Trying to produce an analytical report directly from an operational system is a daunting experience. Operational data models are highly normalised and optimised for data entry, not for data retrieval. Therefore, analytical queries against an operational system can largely affect performance and can put a burden on your IT infrastructure.

In my previous post, I examined the importance of data modelling when building Power BI reports. This week, I’m introducing star schemas, widely accepted as a standard data model for BI systems.

A star schema comprises a central fact table, e.g. Sales; and multiple dimension tables, e.g. Date, Customer, Product Group. The fact table contains data from business transactions or a snapshot summary of that data. It is connected through a many-to-one relationship to each dimension table. The main advantages of star schemas are:

  • Simplicity – Star schemas are easy to read, understand and use.
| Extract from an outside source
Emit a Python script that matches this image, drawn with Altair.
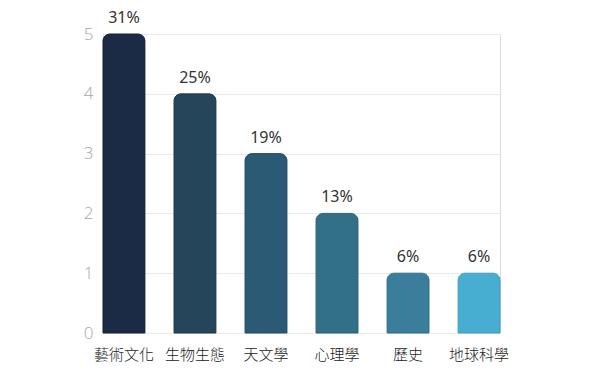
import altair as alt
import pandas as pd

categories = ["藝術文化", "生物生態", "天文學", "心理學", "歷史", "地球科學"]
counts = [5, 4, 3, 2, 1, 1]
pct_labels = ["31%", "25%", "19%", "13%", "6%", "6%"]
fill_colors = ["#1b2a45", "#25455a", "#2b5a74", "#327088", "#3a7e9c", "#47aed2"]
stroke_colors = ["#15223a", "#1f3b4f", "#244f68", "#2a627a", "#30708e", "#3ea0c4"]

df = pd.DataFrame({"cat": categories, "count": counts, "pct": pct_labels})

x_enc = alt.X("cat:N", sort=categories, title=None,
              scale=alt.Scale(paddingInner=0.41, paddingOuter=0),
              axis=alt.Axis(labelAngle=0, labelFont="Noto Sans CJK TC", labelFontSize=15,
                            labelFontWeight=300,
                            labelColor="#222222", labelPadding=14, ticks=False,
                            domain=False, grid=False))
y_enc = alt.Y("count:Q", title=None, scale=alt.Scale(domain=[0, 5], nice=False),
              axis=alt.Axis(values=[0, 1, 2, 3, 4, 5], labelFont="Open Sans", labelFontSize=17,
                            labelFontWeight=300,
                            labelColor="#a6a6a6", labelPadding=10, ticks=False, domain=False,
                            grid=True, gridColor="#e9e9e9", gridWidth=1, format="d"))

bars = alt.Chart(df).mark_bar(cornerRadiusTopLeft=7, cornerRadiusTopRight=7,
                              strokeWidth=1).encode(
    x=x_enc, y=y_enc,
    color=alt.Color("cat:N", sort=categories,
                    scale=alt.Scale(domain=categories, range=fill_colors), legend=None),
    stroke=alt.Stroke("cat:N", sort=categories,
                      scale=alt.Scale(domain=categories, range=stroke_colors), legend=None),
)

text = alt.Chart(df).mark_text(baseline="bottom", dy=-8, font="Noto Sans", fontSize=16,
                               color="#333333").encode(
    x=alt.X("cat:N", sort=categories), y="count:Q", text="pct:N")

chart = (bars + text).properties(
    width=397, height=299,
    autosize=alt.AutoSizeParams(type="none"),
    padding={"left": 95, "top": 26, "right": 90, "bottom": 42},
).configure_view(stroke=None).configure(background="white")

chart.save("out.html", embed_options={"renderer": "svg", "actions": False})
Dimensions are used to slice and dice the data, and facts to aggregate numbers. (Note: it is very important to use standard business names when naming tables and columns in your model).
  • Performance – Because star schemas have a small number of tables and clear join paths, queries run faster than they do against an operational system.
  • Scalability – Star schemas are extensible to accommodate changes, such as adding new dimensions, attributes or measures.
  • Support – Star schemas are the most commonly used in BI implementations and therefore supported by a large number of BI tools.

Star schema design is predicated on the assumption that our transactions (facts) are very voluminous, and dimensions, on the other hand, are smaller and relatively trivial compared to the facts. The fundamentals of star schemas are therefore quite simple. Firstly, we make the fact table, which is the largest one, narrow and highly normalised. Secondly, we make dimension tables wide and denormalised by taking out as many joins as possible.

BI professionals share the same opinion that star schemas are nearly always the best way to represent analytical data.

Fact or dimension tables should not have relationships between themselves. Facts can only be related to dimension tables. A snowflake is a variation of a star schema where some of the dimensions are normalised. Snowflake models are generally easier to maintain, and apart from a small performance degradation due to additional joins, there is nothing wrong with them. We can always convert snowflake back to a star schema by denormalising dimensions. Another variation is a star schema with multiple fact tables that are not related to each other. In this case, multiple fact tables share the same dimensions. Common examples are Budget vs. Actuals or Sales vs. Purchases reports.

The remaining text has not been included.